▶ STATED PROBLEM
Set down each line of the material that follows, exactly, with no pictures.

▶ DATA PROVIDED
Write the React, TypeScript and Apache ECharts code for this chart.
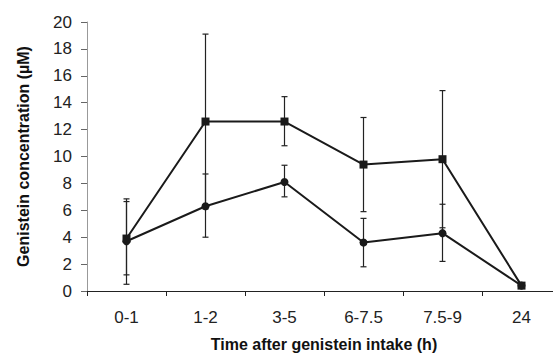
import React, { useEffect, useRef } from "react";
import * as echarts from "echarts";

const categories = ["0-1", "1-2", "3-5", "6-7.5", "7.5-9", "24"];
const squareValues = [3.9, 12.6, 12.6, 9.4, 9.8, 0.4];
const squareLow = [0.5, 6.1, 10.8, 5.9, 4.7, 0.4];
const squareHigh = [6.85, 19.1, 14.45, 12.9, 14.9, 0.4];
const circleValues = [3.7, 6.3, 8.1, 3.6, 4.3, 0.4];
const circleLow = [1.2, 4.0, 7.0, 1.8, 2.2, 0.4];
const circleHigh = [6.65, 8.7, 9.35, 5.4, 6.45, 0.4];

const FONT = "'Liberation Sans', Arial, sans-serif";

function errorSeries(low: number[], high: number[]) {
  return {
    type: "custom",
    silent: true,
    z: 1,
    renderItem: (params: any, api: any) => {
      const x = api.value(0);
      const lo = api.coord([x, api.value(1)]);
      const hi = api.coord([x, api.value(2)]);
      const cap = 3;
      const style = { stroke: "#222", lineWidth: 1.2 };
      return {
        type: "group",
        children: [
          { type: "line", shape: { x1: lo[0], y1: lo[1], x2: hi[0], y2: hi[1] }, style },
          { type: "line", shape: { x1: lo[0] - cap, y1: lo[1], x2: lo[0] + cap, y2: lo[1] }, style },
          { type: "line", shape: { x1: hi[0] - cap, y1: hi[1], x2: hi[0] + cap, y2: hi[1] }, style },
        ],
      };
    },
    data: categories.map((_, i) => [i, low[i], high[i]]),
  };
}

export default function App() {
  const ref = useRef<HTMLDivElement>(null);
  useEffect(() => {
    if (!ref.current) return;
    const chart = echarts.init(ref.current, undefined, { renderer: "svg" });
    chart.setOption({
      animation: false,
      backgroundColor: "#fff",
      grid: { left: 87, top: 22, width: 474, height: 269, outerBoundsMode: "none", containLabel: false },
      xAxis: {
        type: "category",
        data: categories,
        boundaryGap: true,
        name: "Time after genistein intake (h)",
        nameLocation: "middle",
        nameGap: 45,
        nameTextStyle: { fontFamily: FONT, fontWeight: "bold", fontSize: 16, color: "#111" },
        axisLine: { lineStyle: { color: "#222", width: 1.2 } },
        axisTick: { show: true, length: 5, lineStyle: { color: "#222" } },
        axisLabel: { fontFamily: FONT, fontSize: 17, color: "#222", margin: 18 },
      },
      yAxis: {
        type: "value",
        min: 0,
        max: 20,
        interval: 2,
        name: "Genistein concentration (µM)",
        nameLocation: "middle",
        nameGap: 56,
        nameTextStyle: { fontFamily: FONT, fontWeight: "bold", fontSize: 16, color: "#111" },
        axisLine: { show: true, lineStyle: { color: "#999", width: 1 } },
        axisTick: { show: true, length: 6, lineStyle: { color: "#666" } },
        splitLine: { show: false },
        axisLabel: { fontFamily: FONT, fontSize: 17, color: "#222", margin: 15 },
      },
      series: [
        errorSeries(squareLow, squareHigh),
        errorSeries(circleLow, circleHigh),
        {
          type: "line",
          data: circleValues,
          symbol: "circle",
          symbolSize: 8,
          z: 3,
          lineStyle: { color: "#1a1a1a", width: 2 },
          itemStyle: { color: "#1a1a1a" },
        },
        {
          type: "line",
          data: squareValues,
          symbol: "rect",
          symbolSize: 8,
          z: 4,
          lineStyle: { color: "#1a1a1a", width: 2 },
          itemStyle: { color: "#1a1a1a" },
        },
      ],
    });
    return () => chart.dispose();
  }, []);
  return <div ref={ref} style={{ width: 553, height: 355, position: "absolute", left: 0, top: 0 }} />;
}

▶ PROBLEM SOLUTION
Write the React, TypeScript and Apache ECharts code for this chart.
import React, { useEffect, useRef } from "react";
import * as echarts from "echarts";

const categories = ["0-1", "1-2", "3-5", "6-7.5", "7.5-9", "24"];
const squareValues = [3.9, 12.6, 12.6, 9.4, 9.8, 0.4];
const squareLow = [0.5, 6.1, 10.8, 5.9, 4.7, 0.4];
const squareHigh = [6.85, 19.1, 14.45, 12.9, 14.9, 0.4];
const circleValues = [3.7, 6.3, 8.1, 3.6, 4.3, 0.4];
const circleLow = [1.2, 4.0, 7.0, 1.8, 2.2, 0.4];
const circleHigh = [6.65, 8.7, 9.35, 5.4, 6.45, 0.4];

const FONT = "'Liberation Sans', Arial, sans-serif";

function errorSeries(low: number[], high: number[]) {
  return {
    type: "custom",
    silent: true,
    z: 1,
    renderItem: (params: any, api: any) => {
      const x = api.value(0);
      const lo = api.coord([x, api.value(1)]);
      const hi = api.coord([x, api.value(2)]);
      const cap = 3;
      const style = { stroke: "#222", lineWidth: 1.2 };
      return {
        type: "group",
        children: [
          { type: "line", shape: { x1: lo[0], y1: lo[1], x2: hi[0], y2: hi[1] }, style },
          { type: "line", shape: { x1: lo[0] - cap, y1: lo[1], x2: lo[0] + cap, y2: lo[1] }, style },
          { type: "line", shape: { x1: hi[0] - cap, y1: hi[1], x2: hi[0] + cap, y2: hi[1] }, style },
        ],
      };
    },
    data: categories.map((_, i) => [i, low[i], high[i]]),
  };
}

export default function App() {
  const ref = useRef<HTMLDivElement>(null);
  useEffect(() => {
    if (!ref.current) return;
    const chart = echarts.init(ref.current, undefined, { renderer: "svg" });
    chart.setOption({
      animation: false,
      backgroundColor: "#fff",
      grid: { left: 87, top: 22, width: 474, height: 269, outerBoundsMode: "none", containLabel: false },
      xAxis: {
        type: "category",
        data: categories,
        boundaryGap: true,
        name: "Time after genistein intake (h)",
        nameLocation: "middle",
        nameGap: 45,
        nameTextStyle: { fontFamily: FONT, fontWeight: "bold", fontSize: 16, color: "#111" },
        axisLine: { lineStyle: { color: "#222", width: 1.2 } },
        axisTick: { show: true, length: 5, lineStyle: { color: "#222" } },
        axisLabel: { fontFamily: FONT, fontSize: 17, color: "#222", margin: 18 },
      },
      yAxis: {
        type: "value",
        min: 0,
        max: 20,
        interval: 2,
        name: "Genistein concentration (µM)",
        nameLocation: "middle",
        nameGap: 56,
        nameTextStyle: { fontFamily: FONT, fontWeight: "bold", fontSize: 16, color: "#111" },
        axisLine: { show: true, lineStyle: { color: "#999", width: 1 } },
        axisTick: { show: true, length: 6, lineStyle: { color: "#666" } },
        splitLine: { show: false },
        axisLabel: { fontFamily: FONT, fontSize: 17, color: "#222", margin: 15 },
      },
      series: [
        errorSeries(squareLow, squareHigh),
        errorSeries(circleLow, circleHigh),
        {
          type: "line",
          data: circleValues,
          symbol: "circle",
          symbolSize: 8,
          z: 3,
          lineStyle: { color: "#1a1a1a", width: 2 },
          itemStyle: { color: "#1a1a1a" },
        },
        {
          type: "line",
          data: squareValues,
          symbol: "rect",
          symbolSize: 8,
          z: 4,
          lineStyle: { color: "#1a1a1a", width: 2 },
          itemStyle: { color: "#1a1a1a" },
        },
      ],
    });
    return () => chart.dispose();
  }, []);
  return <div ref={ref} style={{ width: 553, height: 355, position: "absolute", left: 0, top: 0 }} />;
}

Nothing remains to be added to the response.